Timbres, colores y matices caracterizan la banda sonora de cada generación. Así, con la paulatina sustitución de la calidad de la voz humana -como instrumento sonoro- por la fuerza tecnológica; hoy de fondo afloran los tonos metálicos y sonidos artificiales. Hace unos días pasé por una esquina donde sonaba una canción noventera, la voz era la de Laura Pausini que, con cada nota, me hacía viajar hacia aquellos años de dulce- amarga adolescencia.

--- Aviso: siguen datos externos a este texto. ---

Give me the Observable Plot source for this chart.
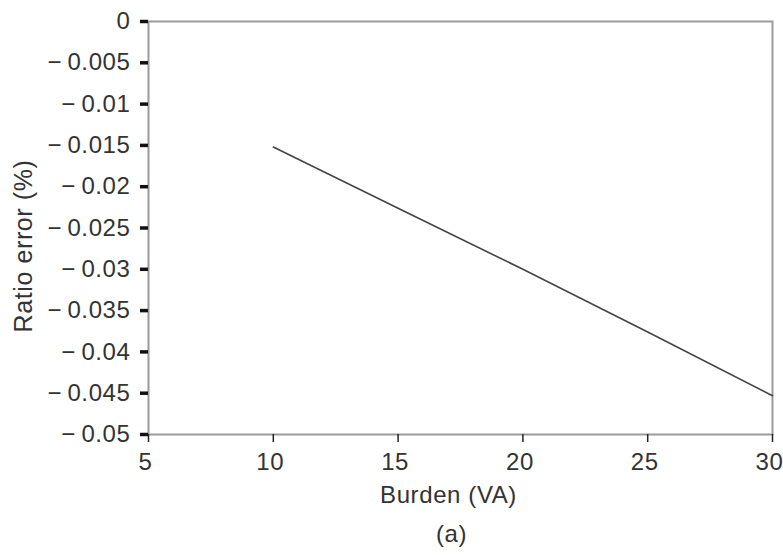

Muchos en la actualidad sobrevaloran la calidad de los productos musicales que consumimos. Emergen con efervescencia “artistas” de dudosas capacidades, quienes esgrimen su presencia en la escena nacional a golpe de autotune (procesador de audio usado, en grabaciones, para enmascarar inexactitudes y errores, bajo una afinación electrónica, mucho más precisa; además de crear efectos de distorsión vocal).

Foto: Francisco Blanco

Este fenómeno comenzó bajo las intenciones de experimentar, buscar nuevas sonoridades propias del Pop y obviamente asumido, para cubrir sus deficiencias, por un creciente ejército de cantantes mudos. No pretendo sancionar ni influir en el criterio de nadie, cada cual con su buen o mal gusto tiene el derecho a disfrutar de lo que decida. Por otro lado, la televisión y algunos programas donde se debería promover lo mejor de la música actual, muchas veces lideran criterios comerciales y ofrecen tratos ambiguos (enmascarantes) que dejan mucho que desear.

A todo lo anterior se suma el deficiente trabajo de instituciones que solo se mueven bajo las intenciones de monetizar. Prevalecerá el buen gusto cuando la variedad de información llegue de manera directa por la diversidad de canales que existen hoy para transmitir mensajes. Todo merece ser promovido y en consecuencia proveer a los públicos el derecho de escoger o no la mejor oferta musical.